The new name: Volt Credit Union.
“There are over 1,000 credit unions in the U.S. that have ‘community’ in the name,” said President and CEO Loretta Roney. “We’re looking to be a little disruptive, to add life and energy and moxie to banking.”
Roney said about 350 members who attended the June 23 annual meeting at University Plaza Hotel were first to hear of the rebranding, which will roll out next week.
“We’re starting a campaign. Our trademark is going to be Revolt Against Banking as Usual,” she said.
Other taglines will follow during the campaign, she said. The CFCU Board of Directors has been working with Frank & Maven on the rebranding work, which she said will include the tags: Revolt Against Suits and Ties and Revolt Against High Interest Rates and Fees.
“Our new culture will have our staff dressed in Volt T-shirts and tennis shoes every day,” Roney said. “Most are working class and working hard. We want to remove any barriers of judgment.”
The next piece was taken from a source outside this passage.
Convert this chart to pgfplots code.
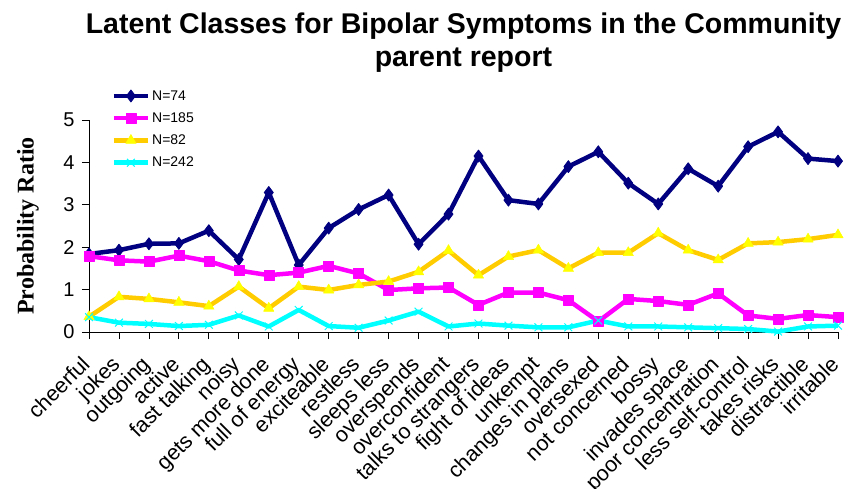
\documentclass[border=0pt]{standalone}
\usepackage{pgfplots}
\pgfplotsset{compat=1.18}
\usepackage{fontspec}
\setmainfont{Liberation Sans}
\newfontfamily\serifb{Liberation Serif}
\definecolor{navyc}{HTML}{000080}
\definecolor{magc}{HTML}{FF00FF}
\definecolor{goldc}{HTML}{FFCC00}
\definecolor{yelc}{HTML}{FFFF00}
\definecolor{cyanc}{HTML}{00FFFF}
\begin{document}
\begin{tikzpicture}
\path[use as bounding box] (-89pt,-157pt) rectangle (772pt,332pt);
\begin{axis}[
  at={(0,0)}, anchor=south west,
  scale only axis, width=749pt, height=212pt,
  xmin=0, xmax=25, ymin=0, ymax=5,
  axis lines*=left,
  clip=false,
  xtick={0,...,25},
  xticklabels={cheerful,jokes,outgoing,active,fast talking,noisy,gets more done,full of energy,exciteable,restless,sleeps less,overspends,overconfident,talks to strangers,fight of ideas,unkempt,changes in plans,oversexed,not concerned,bossy,invades space,poor concentration,less self-control,takes risks,distractible,irritable},
  ytick={0,1,2,3,4,5},
  tick align=outside, major tick length=7pt,
  tick style={black, line width=0.8pt},
  axis line style={black, line width=0.8pt},
  /pgf/number format/assume math mode=true,
  yticklabel style={font=\fontsize{20}{22}\selectfont, xshift=-4pt},
  xticklabel style={font=\fontsize{21.5}{23}\selectfont, xshift=-9pt, yshift=-14pt, rotate=45, anchor=north east, inner sep=1pt},
  title={Latent Classes for Bipolar Symptoms in the Community\\parent report},
  title style={at={(axis description cs:0.5,1)}, anchor=south, yshift=38pt, align=center, font=\fontsize{28.5}{33}\selectfont\bfseries},
  ylabel={Probability Ratio},
  ylabel style={at={(axis description cs:0,0.5)}, anchor=center, yshift=61pt, font=\fontsize{24}{26}\selectfont\serifb\bfseries},
  legend style={at={(axis description cs:0.03,1.15)}, anchor=north west, draw=none, fill=none, font=\fontsize{14}{16}\selectfont, row sep=7pt, inner sep=0pt},
  legend cell align=left,
  legend image code/.code={\draw[#1, mark repeat=2, mark phase=2] plot coordinates {(0pt,0pt)(17pt,0pt)(34pt,0pt)};},
  every axis plot/.append style={line width=4.5pt, line join=round},
]
\addplot[navyc, mark=diamond*, mark size=6pt, mark options={fill=navyc, line width=0.8pt}] coordinates {
(0,1.84)(1,1.93)(2,2.08)(3,2.09)(4,2.39)(5,1.71)(6,3.29)(7,1.58)(8,2.45)(9,2.89)(10,3.23)(11,2.07)(12,2.78)(13,4.15)(14,3.11)(15,3.02)(16,3.90)(17,4.25)(18,3.51)(19,3.02)(20,3.85)(21,3.44)(22,4.37)(23,4.72)(24,4.09)(25,4.03)};
\addlegendentry{N=74}
\addplot[magc, mark=square*, mark size=5pt, mark options={fill=magc, line width=0.5pt}] coordinates {
(0,1.79)(1,1.69)(2,1.66)(3,1.80)(4,1.67)(5,1.45)(6,1.34)(7,1.40)(8,1.56)(9,1.38)(10,0.99)(11,1.03)(12,1.05)(13,0.64)(14,0.93)(15,0.93)(16,0.75)(17,0.25)(18,0.78)(19,0.73)(20,0.64)(21,0.91)(22,0.39)(23,0.31)(24,0.40)(25,0.35)};
\addlegendentry{N=185}
\addplot[goldc, mark=triangle*, mark size=6pt, mark options={fill=yelc, draw=yelc, line width=0.5pt}] coordinates {
(0,0.36)(1,0.83)(2,0.78)(3,0.70)(4,0.61)(5,1.07)(6,0.56)(7,1.07)(8,0.99)(9,1.11)(10,1.19)(11,1.42)(12,1.92)(13,1.34)(14,1.78)(15,1.93)(16,1.50)(17,1.87)(18,1.87)(19,2.33)(20,1.93)(21,1.70)(22,2.09)(23,2.12)(24,2.19)(25,2.29)};
\addlegendentry{N=82}
\addplot[cyanc, mark=x, mark size=5.5pt, mark options={line width=1pt}] coordinates {
(0,0.35)(1,0.22)(2,0.19)(3,0.14)(4,0.17)(5,0.39)(6,0.13)(7,0.52)(8,0.14)(9,0.10)(10,0.27)(11,0.48)(12,0.13)(13,0.20)(14,0.15)(15,0.11)(16,0.11)(17,0.27)(18,0.13)(19,0.13)(20,0.11)(21,0.09)(22,0.07)(23,0.01)(24,0.13)(25,0.15)};
\addlegendentry{N=242}
\end{axis}
\end{tikzpicture}
\end{document}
The new logo, designed by Frank & Maven, emphasizes a lime green tone and incorporates a lightning bolt in the letter V. It’ll be prominently displayed on a new credit union building under construction in southwest Springfield.
Officials are investing over $2 million, she said, for an 11,000-square-foot office at 2624 W. Republic Road. The credit union currently operates one branch, on Tampa Street downtown, after vacating a building at 1220 E. Walnut Lawn St. to make way for Kum & Go’s recent convenience store expansion.
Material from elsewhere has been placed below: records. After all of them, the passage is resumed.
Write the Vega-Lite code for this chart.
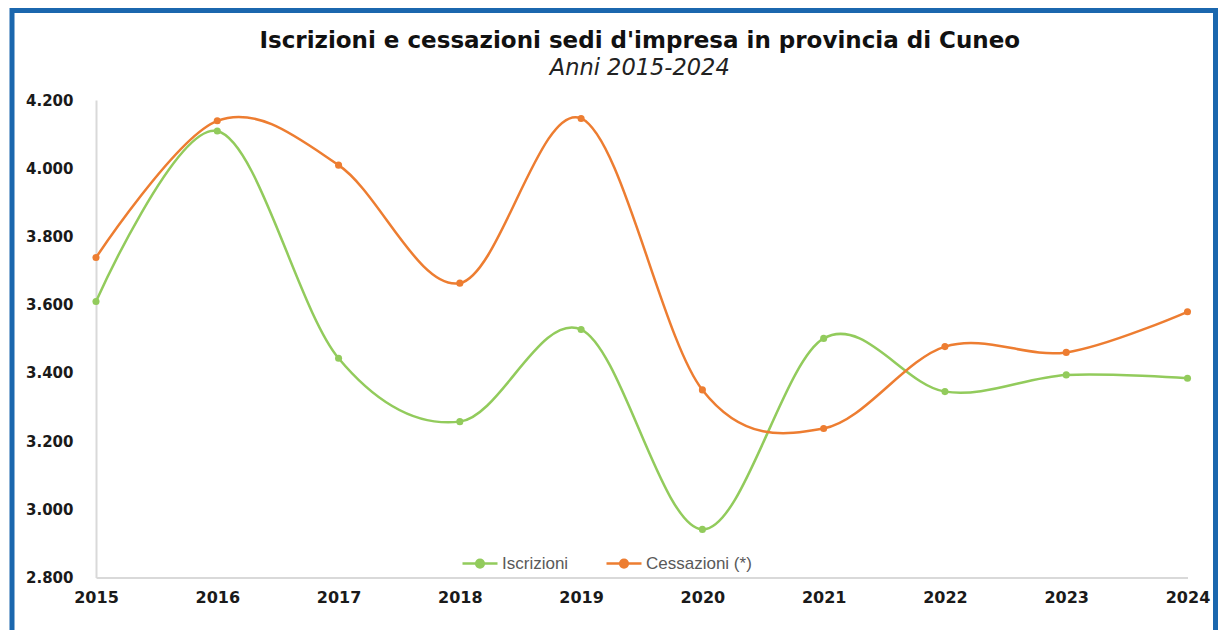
{
  "$schema": "https://vega.github.io/schema/vega-lite/v6.json",
  "autosize": {"type": "none"},
  "width": 1203.5,
  "height": 626,
  "padding": {"left": 12, "top": 10.5, "right": 13.5, "bottom": 0},
  "background": "white",
  "config": {
    "view": {"stroke": "#1B67AE", "strokeWidth": 5, "fill": "white"}
  },
  "title": {
    "text": "Iscrizioni e cessazioni sedi d'impresa in provincia di Cuneo",
    "subtitle": "Anni 2015-2024",
    "anchor": "middle",
    "frame": "group",
    "orient": "top",
    "offset": 0,
    "dx": 26,
    "dy": 69,
    "font": "DejaVu Sans",
    "fontSize": 23,
    "fontWeight": "bold",
    "color": "#111111",
    "subtitleFont": "DejaVu Sans",
    "subtitleFontSize": 22.5,
    "subtitleFontStyle": "italic",
    "subtitleColor": "#222222",
    "subtitlePadding": 4
  },
  "data": {
    "values": [
      {"anno": 2015, "serie": "Iscrizioni", "valore": 3609},
      {"anno": 2016, "serie": "Iscrizioni", "valore": 4109},
      {"anno": 2017, "serie": "Iscrizioni", "valore": 3443},
      {"anno": 2018, "serie": "Iscrizioni", "valore": 3257},
      {"anno": 2019, "serie": "Iscrizioni", "valore": 3527},
      {"anno": 2020, "serie": "Iscrizioni", "valore": 2941},
      {"anno": 2021, "serie": "Iscrizioni", "valore": 3501},
      {"anno": 2022, "serie": "Iscrizioni", "valore": 3345},
      {"anno": 2023, "serie": "Iscrizioni", "valore": 3394},
      {"anno": 2024, "serie": "Iscrizioni", "valore": 3384},
      {"anno": 2015, "serie": "Cessazioni (*)", "valore": 3738},
      {"anno": 2016, "serie": "Cessazioni (*)", "valore": 4139},
      {"anno": 2017, "serie": "Cessazioni (*)", "valore": 4009},
      {"anno": 2018, "serie": "Cessazioni (*)", "valore": 3663},
      {"anno": 2019, "serie": "Cessazioni (*)", "valore": 4146},
      {"anno": 2020, "serie": "Cessazioni (*)", "valore": 3350},
      {"anno": 2021, "serie": "Cessazioni (*)", "valore": 3237},
      {"anno": 2022, "serie": "Cessazioni (*)", "valore": 3477},
      {"anno": 2023, "serie": "Cessazioni (*)", "valore": 3460},
      {"anno": 2024, "serie": "Cessazioni (*)", "valore": 3579}
    ]
  },
  "mark": {
    "type": "line",
    "interpolate": "cardinal",
    "strokeWidth": 2.5,
    "point": {"filled": true, "size": 50}
  },
  "encoding": {
    "x": {
      "field": "anno",
      "type": "quantitative",
      "scale": {"domain": [2015, 2024], "range": [84, 1175.5], "nice": false, "zero": false},
      "axis": {
        "orient": "bottom",
        "offset": -59,
        "values": [2015, 2016, 2017, 2018, 2019, 2020, 2021, 2022, 2023, 2024],
        "format": "d",
        "title": null,
        "grid": false,
        "ticks": false,
        "domainColor": "#d9d9d9",
        "domainWidth": 2,
        "labelFont": "DejaVu Sans",
        "labelFontWeight": "bold",
        "labelFontSize": 16,
        "labelColor": "#1a1a1a",
        "labelPadding": 12,
        "labelFlush": false,
        "labelOverlap": false
      }
    },
    "y": {
      "field": "valore",
      "type": "quantitative",
      "scale": {"domain": [2800, 4200], "range": [567, 89.5], "nice": false, "zero": false},
      "axis": {
        "orient": "left",
        "offset": -84,
        "values": [2800, 3000, 3200, 3400, 3600, 3800, 4000, 4200],
        "labelExpr": "replace(format(datum.value, ','), ',', '.')",
        "title": null,
        "grid": false,
        "ticks": false,
        "domainColor": "#d9d9d9",
        "domainWidth": 2,
        "labelFont": "DejaVu Sans",
        "labelFontWeight": "bold",
        "labelFontSize": 15,
        "labelColor": "#1a1a1a",
        "labelPadding": 23,
        "labelFlush": false,
        "labelOverlap": false
      }
    },
    "color": {
      "field": "serie",
      "type": "nominal",
      "scale": {"domain": ["Iscrizioni", "Cessazioni (*)"], "range": ["#92CB5C", "#ED7D31"]},
      "legend": {
        "title": null,
        "orient": "none",
        "direction": "horizontal",
        "legendX": 449,
        "legendY": 534,
        "padding": 0,
        "symbolType": "M-1,0L1,0M0.22,0A0.22,0.22,0,1,1,-0.22,0A0.22,0.22,0,1,1,0.22,0Z",
        "symbolSize": 1225,
        "symbolStrokeWidth": 2.5,
        "labelFont": "Liberation Sans",
        "labelFontSize": 17,
        "labelColor": "#595959",
        "labelOffset": 3,
        "columnPadding": 32,
        "encode": {
          "symbols": {
            "update": {
              "fill": {"scale": "color", "field": "value"},
              "stroke": {"scale": "color", "field": "value"}
            }
          }
        }
      }
    }
  }
}
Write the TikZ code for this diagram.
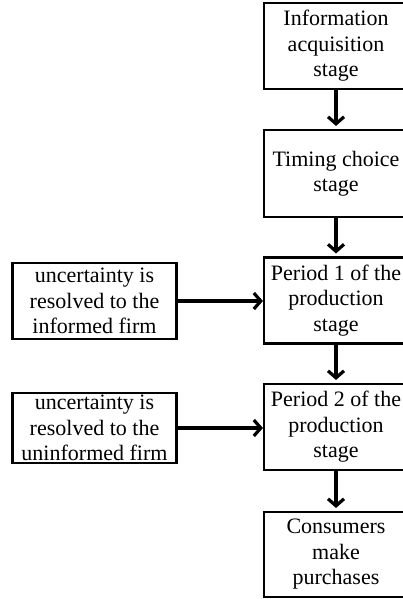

CFCU slipped a spot on Springfield Business Journal’s 2018 Largest Credit Unions list to rank No. 6 with $64 million in reported assets last year. With 7,242 members as of April in its nine-county footprint, the credit union’s membership was down 3.3 percent from the prior year.
Roney said the credit union’s seven-member board and five-member executive committee has worked on the new brand concept the last two years. They also created five culture codes for internal and external relations: learning, serving, resourcefulness, togetherness and humanness.
“We ditched the mission and vision statement and went with the five culture codes of how we work and function,” she said.
“We’re putting our stake in the ground. It’s not just a name and logo change. It’s a way of life we are starting.”